Everyone in the ballpark knows the strategy being discussed: First base is open with two out. Throw Ortiz four awful pitches. If he swings, which he’s been known to do, fine. If he walks, who cares, because then you have a force at any base and Ortiz isn’t going to hurt you hunched over first base.

The umpire finally breaks up the convention, everyone returns to their places, and the pitcher winds up and throws the baseball. Ortiz promptly hits it 400 feet into the right field stands. The right fielder is lucky he wasn’t able to catch it, because it probably would have killed him, it was hit that hard. Red Sox 3, Tampa Bay 0 (the Sox would go on to win 8-5).
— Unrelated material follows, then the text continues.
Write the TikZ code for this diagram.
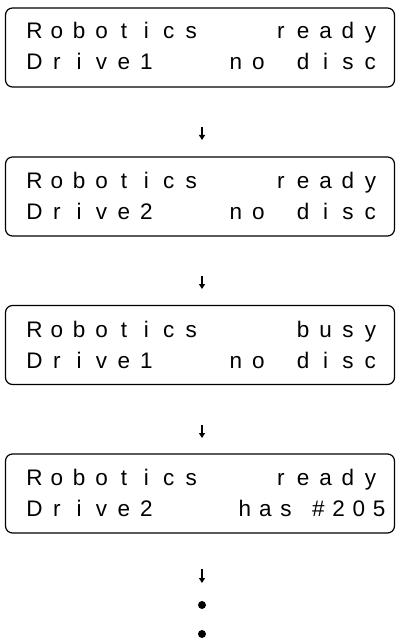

Strategy is useless without proper implementation. You can talk all day, draw fancy charts, create color-coded, 3-ring binders, invent funny acronyms, cite “vision” and “mission” and “goals” and “objectives” until the cows come home.

Nothing helps unless the people who didn’t set the strategy are able and willing to implement what the strategy requires.

That’s why consultants are even MORE valuable in assisting with implementation post-strategy, why so many strategies fail, and why anything looking out more than two years might as well be a horoscope. Make sure you include these arguments—and value—in your options and your fees.

Because no matter how good the right fielder is, he can’t catch anything screaming ten feet over his head at 100 miles an hour.

© Alan Weiss 2010. All rights reserved.

Written by

Alan Weiss is a consultant, speaker, and author of over 60 books. His consulting firm, Summit Consulting Group, Inc., has attracted clients from over 500 leading organizations around the world.

Comments: 10

  • Pat Ferdinandi

    July 2, 2010

    Clarification.

    Do you separate execution from implementation?

  • Alan Weiss

    July 2, 2010

    To me, it’s a distinction without a difference.

  • Pat Ferdinandi

    July 2, 2010

    I’ve been asked from different sources about the gray area between strategy and implementation.

    I’ve also seen people implement projects (successfully and unsuccessfully).

    After reading this post, you made me ponder if their is a difference between execution and implementation.

  • Alan Weiss

    July 3, 2010

    No one has ever convinced me of the difference, except semantic.

  • Pat Ferdinandi

    July 3, 2010

    OK, then I’ll let my mind ponder on other more important issues

  • Salvador

    July 5, 2010

    Strategy and implementatin could be the same, or different, it depends!!

    There could be implementation, without strategy, just direction-less tactics,.. implemented action without a strategy.

    On the other hand, there could be a chosen strategy, without implementation, that is just in the planning ambit. A concept,… that would be a waste of the more valuable fruits of the strategy making process,… the benefit wold be just the organizational development gained through the excerside of the strategy crafting.

    But, on the “third hand,” the implemented strategy is both implementation and a strategy.

    Not every action is a strategy,…

    There are right and wrong strategies,.. so, it is very important to invest resources into the strategy crafting process.

    Kind regards,

    Salvador

  • Alan Weiss

    July 5, 2010

    Salvador, I don’t think you’re making much sense. I agree strategy and tactics can be present or absent, effective or ineffective, but:

    1. They are not the same, period.
    2. See #1.

  • Salvador

    July 5, 2010

    I do not understand your comment,.. since I have not said that strategy and tactics are the same,.. sorry!

    This might not be the right place to talc about it,.. that might be the fact!

    Kind regards,

  • Salvador

    July 5, 2010

    talk !!

  • Alan Weiss

    July 8, 2010

    You said strategy and implementation could be the same, which is incorrect, and this conversation is painful.